ARTNEWS
Isca Greenfield-Sanders, Goff+Rosenthal
These works had the charm of Antoine de Saint-Exupéry’s aeronautic drawings in Le Petit Prince, a book that Greenfield-Sanders acknowledges as an influence. But her perspective is more complex. The figures don’t seem free by flight; rather, they appear paralyzed by it. In images from the “Orange Parachute” series (2008), for example, a body hangs from ropes like deadweight, and the viewer can sense its heaviness and immobility as it sinks.
One of the more intriguing paintings, Gold & Pink Parachute (Gold), 2008 shows a figure under a gold parachute. Situated in a field of gold acrylic paint, the body seems stuck in midair rather than held aloft by the parachute. The work could also be viewed as a reference to golden parachutes, corporate greed, financial collapse, and a desire for escape.

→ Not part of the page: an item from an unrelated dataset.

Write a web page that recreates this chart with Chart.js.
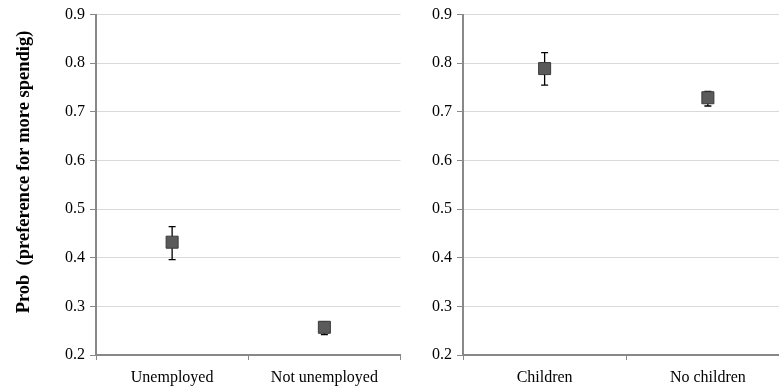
<!DOCTYPE html>
<html>
<head>
<meta charset="utf-8">
<script src="https://cdn.jsdelivr.net/npm/chart.js@4"></script>
<style>
html,body{margin:0;padding:0;background:#fff;overflow:hidden;width:779px;height:392px;}
#w1{position:absolute;left:0;top:0;width:410px;height:392px;}
#w2{position:absolute;left:405px;top:0;width:394px;height:392px;}
</style>
</head>
<body>
<div id="w1"><canvas id="c1"></canvas></div>
<div id="w2"><canvas id="c2"></canvas></div>
<script>
const leftCategories = ["Unemployed", "Not unemployed"];
const leftValues = [0.432, 0.257];
const leftLower = [0.396, 0.242];
const leftUpper = [0.464, 0.268];

const rightCategories = ["Children", "No children"];
const rightValues = [0.789, 0.729];
const rightLower = [0.755, 0.712];
const rightUpper = [0.822, 0.742];

const yTicks = [0.2, 0.3, 0.4, 0.5, 0.6, 0.7, 0.8, 0.9];
const yTitle = "Prob  (preference for more spendig)";

const errorBars = {
  id: 'errorBars',
  beforeDatasetsDraw(chart, args, opts) {
    const ctx = chart.ctx;
    const xs = chart.scales.x, ys = chart.scales.y;
    ctx.save();
    ctx.strokeStyle = '#000';
    ctx.lineWidth = 1.3;
    opts.lower.forEach((lo, i) => {
      const x = xs.getPixelForValue(i);
      const yl = ys.getPixelForValue(lo);
      const yu = ys.getPixelForValue(opts.upper[i]);
      ctx.beginPath();
      ctx.moveTo(x, yl); ctx.lineTo(x, yu);
      ctx.moveTo(x - 3.5, yl); ctx.lineTo(x + 3.5, yl);
      ctx.moveTo(x - 3.5, yu); ctx.lineTo(x + 3.5, yu);
      ctx.stroke();
    });
    ctx.restore();
  }
};

const yTitlePlugin = {
  id: 'yTitlePlugin',
  afterDraw(chart, args, opts) {
    if (!opts.text) return;
    const ctx = chart.ctx;
    ctx.save();
    ctx.translate(24, 172);
    ctx.rotate(-Math.PI / 2);
    ctx.font = 'bold 18.5px "Liberation Serif"';
    ctx.fillStyle = '#000';
    ctx.textAlign = 'center';
    ctx.textBaseline = 'middle';
    ctx.fillText(opts.text, 0, 0);
    ctx.restore();
  }
};

function makeChart(id, cats, vals, lo, hi, yWidth, titleText) {
  return new Chart(document.getElementById(id), {
    type: 'line',
    data: {
      labels: cats,
      datasets: [{
        data: vals,
        showLine: false,
        pointStyle: 'rect',
        pointRadius: 8.5,
        pointHoverRadius: 8.5,
        pointBackgroundColor: '#5a5a5a',
        pointBorderColor: '#3a3a3a',
        pointBorderWidth: 1
      }]
    },
    options: {
      responsive: true,
      maintainAspectRatio: false,
      animation: false,
      events: [],
      layout: { padding: { top: 13, right: 0, left: 0, bottom: 0 } },
      plugins: {
        legend: { display: false },
        tooltip: { enabled: false },
        errorBars: { lower: lo, upper: hi },
        yTitlePlugin: { text: titleText }
      },
      scales: {
        x: {
          type: 'category',
          offset: true,
          grid: {
            display: true,
            drawOnChartArea: false,
            offset: true,
            tickLength: 5,
            color: '#888888',
            lineWidth: 1
          },
          border: { display: true, color: '#888888', width: 2 },
          ticks: {
            color: '#000',
            padding: 8,
            font: { family: 'Liberation Serif', size: 16 }
          },
          afterFit(s) { s.height = 37; }
        },
        y: {
          min: 0.2,
          max: 0.9,
          afterBuildTicks(s) { s.ticks = yTicks.map(v => ({ value: v })); },
          grid: {
            color: '#d9d9d9',
            lineWidth: 1,
            tickLength: 6,
            tickColor: '#888888'
          },
          border: { display: true, color: '#888888', width: 2 },
          ticks: {
            color: '#000',
            padding: 5,
            font: { family: 'Liberation Serif', size: 16 },
            callback: v => Number(v).toFixed(1)
          },
          afterFit(s) { s.width = yWidth; }
        }
      }
    },
    plugins: [errorBars, yTitlePlugin]
  });
}

makeChart('c1', leftCategories, leftValues, leftLower, leftUpper, 96, yTitle);
makeChart('c2', rightCategories, rightValues, rightLower, rightUpper, 58, '');
</script>
</body>
</html>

Another series of three paintings, “Parachute Class” (2008), showing a team of men in crisp white attire against a green lawn and bright blue sky, disengaging a figure from a parachute, is at once reminiscent of an Alex Katz Pop landscape and a Beatles album cover. But Greenfield-Sanders admits some ominous details into her candy-colored scenes. In Pink Parachutes (Blue), 2008, the figure’s head hangs down in such a way that we can’t tell if it’s dead or simply gazing at the ground. A dark black-and-white work showing a parachute descending at night most clearly evoked the peril of wartime.